§ **Exercise description**: Copy the material that follows word for word and omit its pictures.

§ **Exercise inputs**:
============

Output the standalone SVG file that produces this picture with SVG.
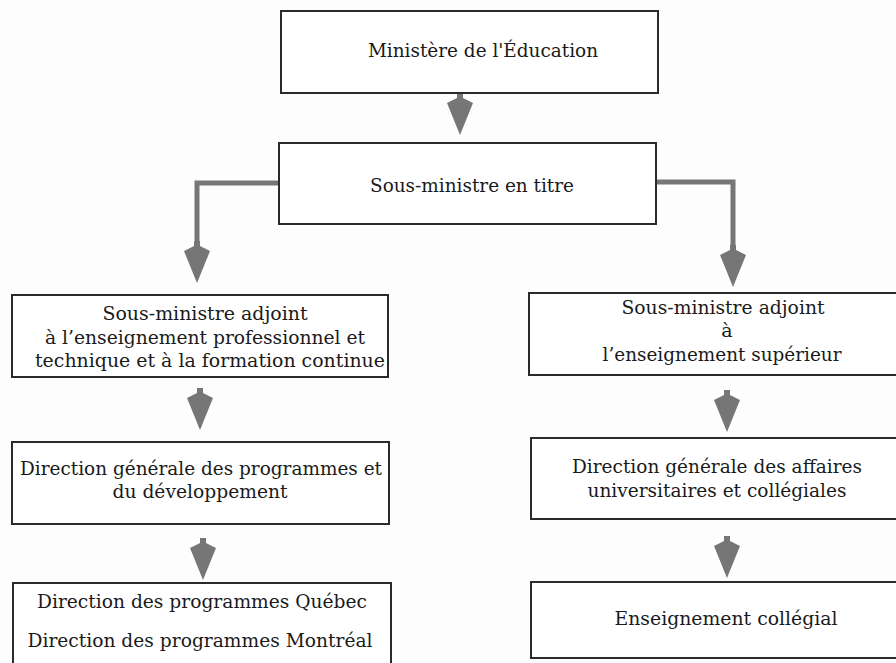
<svg xmlns="http://www.w3.org/2000/svg" xmlns:xlink="http://www.w3.org/1999/xlink" width="896" height="663" viewBox="0 0 896 663">
<style>
.box{fill:#ffffff;stroke:#2a2a2a;stroke-width:2}
.t{font-family:'DejaVu Serif','Liberation Serif','Noto Serif',serif;font-size:19px;fill:#1a1a1a;text-anchor:middle}
.line{fill:none;stroke:#767676;stroke-width:5}
.head{fill:#767676}
</style>
<defs>
<polygon id="arr" class="head" points="-3,-42 3,-42 3,-37 13,-32 0,0 -13,-32 -3,-37"/>
</defs>
<rect width="896" height="663" fill="#fdfdfd"/>
<g id="connectors">
<use xlink:href="#arr" x="460" y="135"/>
<path class="line" d="M279,183 H197 V250"/>
<use xlink:href="#arr" x="197" y="283"/>
<path class="line" d="M657,182 H733 V254"/>
<use xlink:href="#arr" x="733" y="287"/>
<use xlink:href="#arr" x="200" y="430"/>
<use xlink:href="#arr" x="203" y="580"/>
<use xlink:href="#arr" x="727" y="432"/>
<use xlink:href="#arr" x="727" y="578"/>
</g>
<g id="n1">
<rect class="box" x="281" y="11" width="377" height="82"/>
<text class="t" x="483" y="57" textLength="230" lengthAdjust="spacingAndGlyphs">Ministère de l'Éducation</text>
</g>
<g id="n2">
<rect class="box" x="279" y="143" width="377" height="81"/>
<text class="t" x="472" y="192" textLength="204" lengthAdjust="spacingAndGlyphs">Sous-ministre en titre</text>
</g>
<g id="n3">
<rect class="box" x="12" y="295" width="376" height="82"/>
<text class="t" x="205" y="320" textLength="205" lengthAdjust="spacingAndGlyphs">Sous-ministre adjoint</text>
<text class="t" x="205" y="344" textLength="320" lengthAdjust="spacingAndGlyphs">à l’enseignement professionnel et</text>
<text class="t" x="210" y="367" textLength="350" lengthAdjust="spacingAndGlyphs">technique et à la formation continue</text>
</g>
<g id="n4">
<rect class="box" x="529" y="293" width="390" height="82"/>
<text class="t" x="723" y="314" textLength="203" lengthAdjust="spacingAndGlyphs">Sous-ministre adjoint</text>
<text class="t" x="727" y="337">à</text>
<text class="t" x="722" y="361" textLength="239" lengthAdjust="spacingAndGlyphs">l’enseignement supérieur</text>
</g>
<g id="n5">
<rect class="box" x="12" y="442" width="377" height="82"/>
<text class="t" x="201" y="475" textLength="362" lengthAdjust="spacingAndGlyphs">Direction générale des programmes et</text>
<text class="t" x="200" y="498" textLength="175" lengthAdjust="spacingAndGlyphs">du développement</text>
</g>
<g id="n6">
<rect class="box" x="13" y="583" width="378" height="84"/>
<text class="t" x="202" y="608" textLength="330" lengthAdjust="spacingAndGlyphs">Direction des programmes Québec</text>
<text class="t" x="200" y="647" textLength="345" lengthAdjust="spacingAndGlyphs">Direction des programmes Montréal</text>
</g>
<g id="n7">
<rect class="box" x="531" y="438" width="390" height="81"/>
<text class="t" x="717" y="473" textLength="290" lengthAdjust="spacingAndGlyphs">Direction générale des affaires</text>
<text class="t" x="717" y="497" textLength="259" lengthAdjust="spacingAndGlyphs">universitaires et collégiales</text>
</g>
<g id="n8">
<rect class="box" x="531" y="582" width="390" height="76"/>
<text class="t" x="726" y="625" textLength="223" lengthAdjust="spacingAndGlyphs">Enseignement collégial</text>
</g>
</svg>
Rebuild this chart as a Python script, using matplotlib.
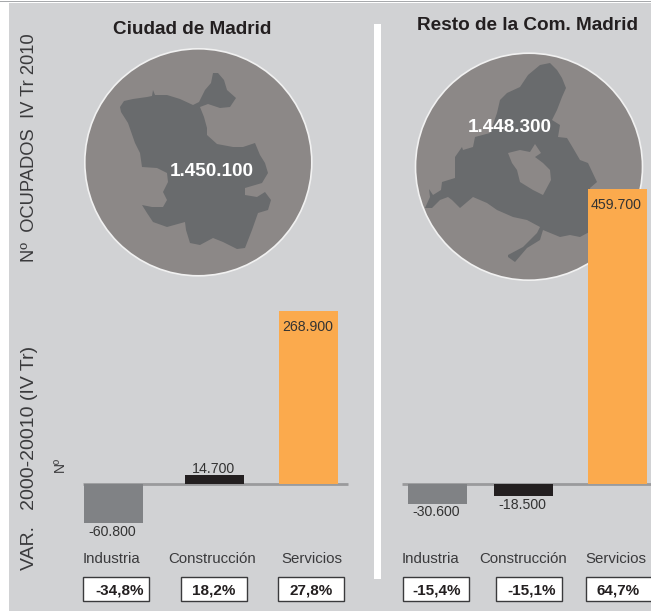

============

§ **Completed exercise**:
Output the standalone SVG file that produces this picture with SVG.
<svg xmlns="http://www.w3.org/2000/svg" xmlns:xlink="http://www.w3.org/1999/xlink" width="896" height="663" viewBox="0 0 896 663">
<style>
.box{fill:#ffffff;stroke:#2a2a2a;stroke-width:2}
.t{font-family:'DejaVu Serif','Liberation Serif','Noto Serif',serif;font-size:19px;fill:#1a1a1a;text-anchor:middle}
.line{fill:none;stroke:#767676;stroke-width:5}
.head{fill:#767676}
</style>
<defs>
<polygon id="arr" class="head" points="-3,-42 3,-42 3,-37 13,-32 0,0 -13,-32 -3,-37"/>
</defs>
<rect width="896" height="663" fill="#fdfdfd"/>
<g id="connectors">
<use xlink:href="#arr" x="460" y="135"/>
<path class="line" d="M279,183 H197 V250"/>
<use xlink:href="#arr" x="197" y="283"/>
<path class="line" d="M657,182 H733 V254"/>
<use xlink:href="#arr" x="733" y="287"/>
<use xlink:href="#arr" x="200" y="430"/>
<use xlink:href="#arr" x="203" y="580"/>
<use xlink:href="#arr" x="727" y="432"/>
<use xlink:href="#arr" x="727" y="578"/>
</g>
<g id="n1">
<rect class="box" x="281" y="11" width="377" height="82"/>
<text class="t" x="483" y="57" textLength="230" lengthAdjust="spacingAndGlyphs">Ministère de l'Éducation</text>
</g>
<g id="n2">
<rect class="box" x="279" y="143" width="377" height="81"/>
<text class="t" x="472" y="192" textLength="204" lengthAdjust="spacingAndGlyphs">Sous-ministre en titre</text>
</g>
<g id="n3">
<rect class="box" x="12" y="295" width="376" height="82"/>
<text class="t" x="205" y="320" textLength="205" lengthAdjust="spacingAndGlyphs">Sous-ministre adjoint</text>
<text class="t" x="205" y="344" textLength="320" lengthAdjust="spacingAndGlyphs">à l’enseignement professionnel et</text>
<text class="t" x="210" y="367" textLength="350" lengthAdjust="spacingAndGlyphs">technique et à la formation continue</text>
</g>
<g id="n4">
<rect class="box" x="529" y="293" width="390" height="82"/>
<text class="t" x="723" y="314" textLength="203" lengthAdjust="spacingAndGlyphs">Sous-ministre adjoint</text>
<text class="t" x="727" y="337">à</text>
<text class="t" x="722" y="361" textLength="239" lengthAdjust="spacingAndGlyphs">l’enseignement supérieur</text>
</g>
<g id="n5">
<rect class="box" x="12" y="442" width="377" height="82"/>
<text class="t" x="201" y="475" textLength="362" lengthAdjust="spacingAndGlyphs">Direction générale des programmes et</text>
<text class="t" x="200" y="498" textLength="175" lengthAdjust="spacingAndGlyphs">du développement</text>
</g>
<g id="n6">
<rect class="box" x="13" y="583" width="378" height="84"/>
<text class="t" x="202" y="608" textLength="330" lengthAdjust="spacingAndGlyphs">Direction des programmes Québec</text>
<text class="t" x="200" y="647" textLength="345" lengthAdjust="spacingAndGlyphs">Direction des programmes Montréal</text>
</g>
<g id="n7">
<rect class="box" x="531" y="438" width="390" height="81"/>
<text class="t" x="717" y="473" textLength="290" lengthAdjust="spacingAndGlyphs">Direction générale des affaires</text>
<text class="t" x="717" y="497" textLength="259" lengthAdjust="spacingAndGlyphs">universitaires et collégiales</text>
</g>
<g id="n8">
<rect class="box" x="531" y="582" width="390" height="76"/>
<text class="t" x="726" y="625" textLength="223" lengthAdjust="spacingAndGlyphs">Enseignement collégial</text>
</g>
</svg>
Rebuild this chart as a Python script, using matplotlib.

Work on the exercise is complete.